I learned a lot by making that choice.

  1. There are engineers, and there are non-engineers. By not taking the quintessential intro to programming class, I was a non-engineer, and labeled perhaps more so than my Anthropology major labeled me as a non-engineer.
  2. I would learn the same, if not more, from this class than I would from the other course. Rather than learning a base of programming for computer scientists, I learned practical coding skills. After all, my course was titled ‘Programs, Information, People’.
  3. There are a lot of non-engineers learning to code, and we are more diverse than the 23% of women in the entirety of the College of Engineering. I’d say close to half of my class was populated by women, and there were even some minorities, and other majors represented in the class. This has facilitated a great learning environment, and is far more diverse than classes in our engineering school.

I have female friends who gave the traditional engineering computer science route a try, and unfortunately not many of them were happy with that experience. For those friends, sometimes being the only girl in a crazy, unsupportive environment with outrageous expectations just wasn’t worth it for them when they had other skills and interests they would rather pursue. I, not once, had any of these negative experiences. I had graduate students and instructional assistants of all different racial and gender backgrounds. I had professors who were doing research on the best ways to teach computer science. I had peers who were taking the class for fun as well as for requirements, who were business students, computer science students, and psychology students. Everybody came wanting to learn to code, and I had an instructional team who wanted to teach us. I left this course with a desire to learn more and a strong foundation. This is in contrast to the introductory programming courses whose goal is to ‘weed out’ the weak from becoming Computer Science majors. Why is the School of Information course so diverse and engaging, but the engineering course so… not?
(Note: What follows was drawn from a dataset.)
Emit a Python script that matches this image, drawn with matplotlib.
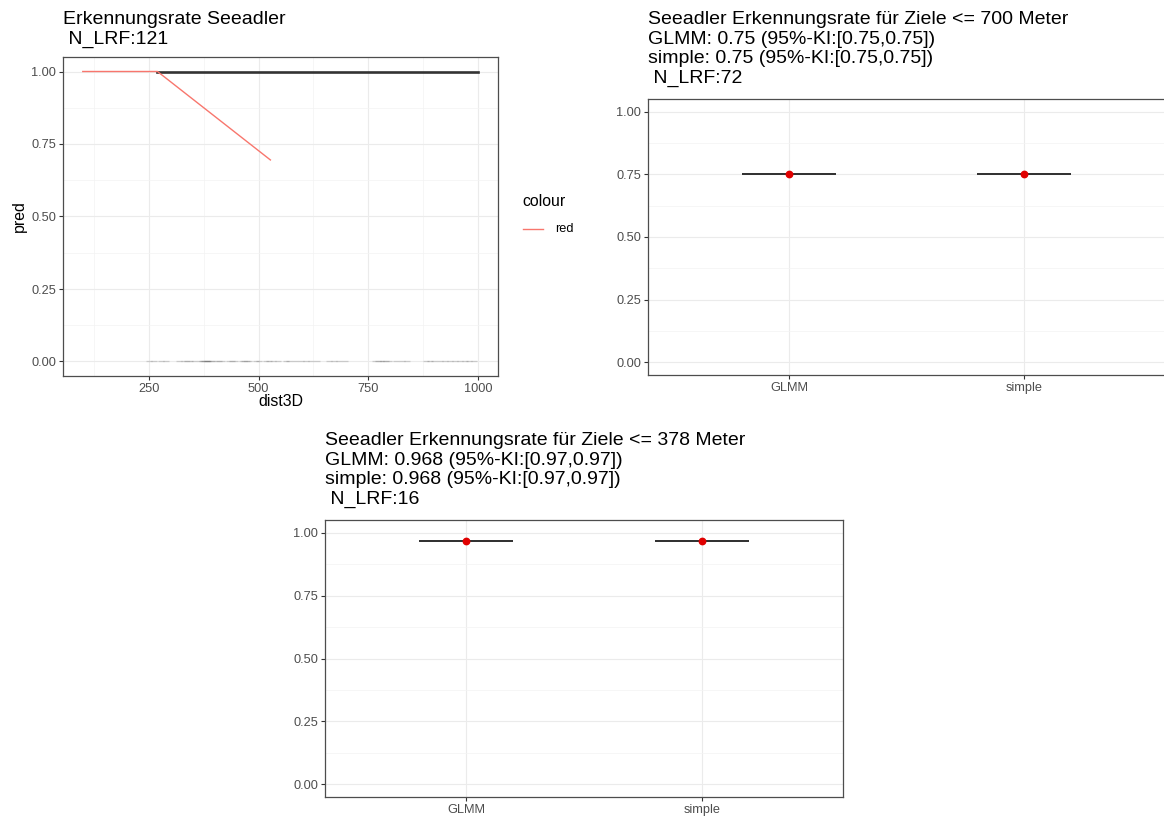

Maybe the issue is that there is a disconnect between being a computer science major and teaching students to code. There is an expectation that if you are taking the engineering course, you are trying to be a computer science engineer, and they test for that. This leaves no room for students who simply want to see what computer science is all about. Not once before this class would I have ever thought I would use computer science in my life, and now I can’t believe how many doors even this minimal knowledge has opened for me. Why is it that the traditional engineering program has to have such an unaccepting environment?
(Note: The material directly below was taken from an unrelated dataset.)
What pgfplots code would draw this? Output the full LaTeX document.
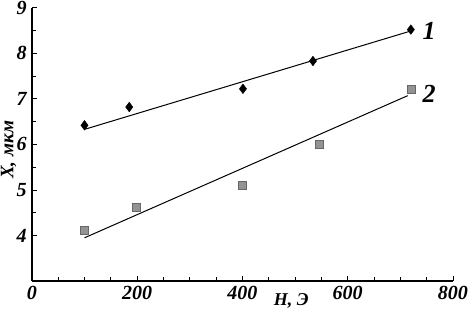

My personal issue with all of this is I was never even encouraged to give it a try. Not in middle school, not in high school, and definitely not in college. I wasn’t an engineer, it wasn’t my business. As it turns out, I’m pretty good at Python, and I enjoy it more than any other subject I have taken in college. It’s too bad no one pushed me to give it a shot earlier. It’s too bad I had to get so frustrated from being out of the loop that I took the class out of spite.

Maybe we need more engineers who take a stand and who aren’t willing to put up with the unnecessary stress that is prerequisite to engineering degree. Maybe then we would have a more inclusive community with more collaborative and interdisciplinary learning that so many engineering schools preach about and are starving for. Maybe we should have more inclusion in tech.